#### Work required:
Transcribe the whole listing below without changing a word, but leave out every image.

#### Data extract:
· · · · ·

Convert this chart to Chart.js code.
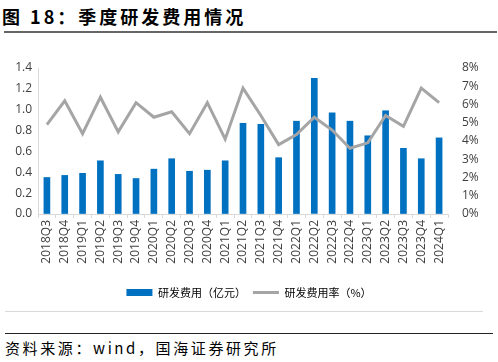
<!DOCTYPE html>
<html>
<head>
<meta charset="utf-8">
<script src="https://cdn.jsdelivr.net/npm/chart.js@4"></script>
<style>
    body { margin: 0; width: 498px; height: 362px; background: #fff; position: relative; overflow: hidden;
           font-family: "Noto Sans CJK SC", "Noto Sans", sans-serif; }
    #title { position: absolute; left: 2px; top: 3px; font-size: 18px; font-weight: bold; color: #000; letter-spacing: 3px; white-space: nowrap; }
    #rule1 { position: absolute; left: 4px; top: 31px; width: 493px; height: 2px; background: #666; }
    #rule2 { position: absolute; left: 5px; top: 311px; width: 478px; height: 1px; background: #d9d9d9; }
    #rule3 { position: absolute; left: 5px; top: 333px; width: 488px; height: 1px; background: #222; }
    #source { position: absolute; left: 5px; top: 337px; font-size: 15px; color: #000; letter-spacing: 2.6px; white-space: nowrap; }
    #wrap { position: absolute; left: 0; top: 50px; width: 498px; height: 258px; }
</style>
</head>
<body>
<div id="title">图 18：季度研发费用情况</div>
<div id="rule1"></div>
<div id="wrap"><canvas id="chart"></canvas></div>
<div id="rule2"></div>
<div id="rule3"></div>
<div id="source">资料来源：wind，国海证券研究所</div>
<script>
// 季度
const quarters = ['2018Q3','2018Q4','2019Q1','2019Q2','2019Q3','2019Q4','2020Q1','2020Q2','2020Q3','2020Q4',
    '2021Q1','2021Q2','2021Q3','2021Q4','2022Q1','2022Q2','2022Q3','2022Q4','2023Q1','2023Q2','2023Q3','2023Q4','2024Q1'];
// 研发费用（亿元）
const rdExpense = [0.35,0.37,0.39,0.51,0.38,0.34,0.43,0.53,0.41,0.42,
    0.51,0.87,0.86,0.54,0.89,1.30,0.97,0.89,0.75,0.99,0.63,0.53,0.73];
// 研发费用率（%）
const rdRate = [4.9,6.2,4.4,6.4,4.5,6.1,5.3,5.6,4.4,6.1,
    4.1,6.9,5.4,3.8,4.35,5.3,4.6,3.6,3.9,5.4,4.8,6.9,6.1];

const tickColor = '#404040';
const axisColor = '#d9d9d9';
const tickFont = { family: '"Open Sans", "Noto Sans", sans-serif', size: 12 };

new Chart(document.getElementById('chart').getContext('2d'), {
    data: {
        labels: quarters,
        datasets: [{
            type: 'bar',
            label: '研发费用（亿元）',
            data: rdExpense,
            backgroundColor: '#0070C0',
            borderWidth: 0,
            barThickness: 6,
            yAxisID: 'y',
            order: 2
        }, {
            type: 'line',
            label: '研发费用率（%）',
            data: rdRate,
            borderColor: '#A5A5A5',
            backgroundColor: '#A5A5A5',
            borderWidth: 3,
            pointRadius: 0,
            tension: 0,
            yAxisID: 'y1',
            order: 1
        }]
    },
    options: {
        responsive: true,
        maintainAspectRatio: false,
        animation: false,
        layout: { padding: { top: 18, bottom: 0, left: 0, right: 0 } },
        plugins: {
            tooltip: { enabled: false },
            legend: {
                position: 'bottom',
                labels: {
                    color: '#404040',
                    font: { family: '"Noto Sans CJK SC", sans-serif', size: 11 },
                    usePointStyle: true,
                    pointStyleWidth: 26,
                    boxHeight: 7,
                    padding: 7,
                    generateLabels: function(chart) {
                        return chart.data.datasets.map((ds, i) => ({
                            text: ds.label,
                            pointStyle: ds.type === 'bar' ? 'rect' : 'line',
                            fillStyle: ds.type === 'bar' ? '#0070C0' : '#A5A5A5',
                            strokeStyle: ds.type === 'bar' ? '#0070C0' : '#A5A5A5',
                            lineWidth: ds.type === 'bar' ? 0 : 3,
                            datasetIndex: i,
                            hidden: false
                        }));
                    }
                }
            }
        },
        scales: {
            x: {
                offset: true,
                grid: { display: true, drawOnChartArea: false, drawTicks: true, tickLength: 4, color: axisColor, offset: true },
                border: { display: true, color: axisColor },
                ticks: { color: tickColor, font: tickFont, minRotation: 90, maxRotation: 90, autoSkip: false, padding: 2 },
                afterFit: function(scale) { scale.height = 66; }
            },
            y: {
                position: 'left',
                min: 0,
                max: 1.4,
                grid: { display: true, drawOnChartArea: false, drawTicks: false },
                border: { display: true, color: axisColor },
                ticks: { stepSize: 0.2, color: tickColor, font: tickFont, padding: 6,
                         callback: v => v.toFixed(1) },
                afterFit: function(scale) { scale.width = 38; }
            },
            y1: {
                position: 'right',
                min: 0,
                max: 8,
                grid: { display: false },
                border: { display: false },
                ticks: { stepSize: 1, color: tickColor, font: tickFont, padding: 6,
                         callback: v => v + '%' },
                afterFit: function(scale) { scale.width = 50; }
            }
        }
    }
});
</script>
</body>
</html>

· · · · ·

#### Solved exercise:
Convert this chart to Chart.js code.
<!DOCTYPE html>
<html>
<head>
<meta charset="utf-8">
<script src="https://cdn.jsdelivr.net/npm/chart.js@4"></script>
<style>
    body { margin: 0; width: 498px; height: 362px; background: #fff; position: relative; overflow: hidden;
           font-family: "Noto Sans CJK SC", "Noto Sans", sans-serif; }
    #title { position: absolute; left: 2px; top: 3px; font-size: 18px; font-weight: bold; color: #000; letter-spacing: 3px; white-space: nowrap; }
    #rule1 { position: absolute; left: 4px; top: 31px; width: 493px; height: 2px; background: #666; }
    #rule2 { position: absolute; left: 5px; top: 311px; width: 478px; height: 1px; background: #d9d9d9; }
    #rule3 { position: absolute; left: 5px; top: 333px; width: 488px; height: 1px; background: #222; }
    #source { position: absolute; left: 5px; top: 337px; font-size: 15px; color: #000; letter-spacing: 2.6px; white-space: nowrap; }
    #wrap { position: absolute; left: 0; top: 50px; width: 498px; height: 258px; }
</style>
</head>
<body>
<div id="title">图 18：季度研发费用情况</div>
<div id="rule1"></div>
<div id="wrap"><canvas id="chart"></canvas></div>
<div id="rule2"></div>
<div id="rule3"></div>
<div id="source">资料来源：wind，国海证券研究所</div>
<script>
// 季度
const quarters = ['2018Q3','2018Q4','2019Q1','2019Q2','2019Q3','2019Q4','2020Q1','2020Q2','2020Q3','2020Q4',
    '2021Q1','2021Q2','2021Q3','2021Q4','2022Q1','2022Q2','2022Q3','2022Q4','2023Q1','2023Q2','2023Q3','2023Q4','2024Q1'];
// 研发费用（亿元）
const rdExpense = [0.35,0.37,0.39,0.51,0.38,0.34,0.43,0.53,0.41,0.42,
    0.51,0.87,0.86,0.54,0.89,1.30,0.97,0.89,0.75,0.99,0.63,0.53,0.73];
// 研发费用率（%）
const rdRate = [4.9,6.2,4.4,6.4,4.5,6.1,5.3,5.6,4.4,6.1,
    4.1,6.9,5.4,3.8,4.35,5.3,4.6,3.6,3.9,5.4,4.8,6.9,6.1];

const tickColor = '#404040';
const axisColor = '#d9d9d9';
const tickFont = { family: '"Open Sans", "Noto Sans", sans-serif', size: 12 };

new Chart(document.getElementById('chart').getContext('2d'), {
    data: {
        labels: quarters,
        datasets: [{
            type: 'bar',
            label: '研发费用（亿元）',
            data: rdExpense,
            backgroundColor: '#0070C0',
            borderWidth: 0,
            barThickness: 6,
            yAxisID: 'y',
            order: 2
        }, {
            type: 'line',
            label: '研发费用率（%）',
            data: rdRate,
            borderColor: '#A5A5A5',
            backgroundColor: '#A5A5A5',
            borderWidth: 3,
            pointRadius: 0,
            tension: 0,
            yAxisID: 'y1',
            order: 1
        }]
    },
    options: {
        responsive: true,
        maintainAspectRatio: false,
        animation: false,
        layout: { padding: { top: 18, bottom: 0, left: 0, right: 0 } },
        plugins: {
            tooltip: { enabled: false },
            legend: {
                position: 'bottom',
                labels: {
                    color: '#404040',
                    font: { family: '"Noto Sans CJK SC", sans-serif', size: 11 },
                    usePointStyle: true,
                    pointStyleWidth: 26,
                    boxHeight: 7,
                    padding: 7,
                    generateLabels: function(chart) {
                        return chart.data.datasets.map((ds, i) => ({
                            text: ds.label,
                            pointStyle: ds.type === 'bar' ? 'rect' : 'line',
                            fillStyle: ds.type === 'bar' ? '#0070C0' : '#A5A5A5',
                            strokeStyle: ds.type === 'bar' ? '#0070C0' : '#A5A5A5',
                            lineWidth: ds.type === 'bar' ? 0 : 3,
                            datasetIndex: i,
                            hidden: false
                        }));
                    }
                }
            }
        },
        scales: {
            x: {
                offset: true,
                grid: { display: true, drawOnChartArea: false, drawTicks: true, tickLength: 4, color: axisColor, offset: true },
                border: { display: true, color: axisColor },
                ticks: { color: tickColor, font: tickFont, minRotation: 90, maxRotation: 90, autoSkip: false, padding: 2 },
                afterFit: function(scale) { scale.height = 66; }
            },
            y: {
                position: 'left',
                min: 0,
                max: 1.4,
                grid: { display: true, drawOnChartArea: false, drawTicks: false },
                border: { display: true, color: axisColor },
                ticks: { stepSize: 0.2, color: tickColor, font: tickFont, padding: 6,
                         callback: v => v.toFixed(1) },
                afterFit: function(scale) { scale.width = 38; }
            },
            y1: {
                position: 'right',
                min: 0,
                max: 8,
                grid: { display: false },
                border: { display: false },
                ticks: { stepSize: 1, color: tickColor, font: tickFont, padding: 6,
                         callback: v => v + '%' },
                afterFit: function(scale) { scale.width = 50; }
            }
        }
    }
});
</script>
</body>
</html>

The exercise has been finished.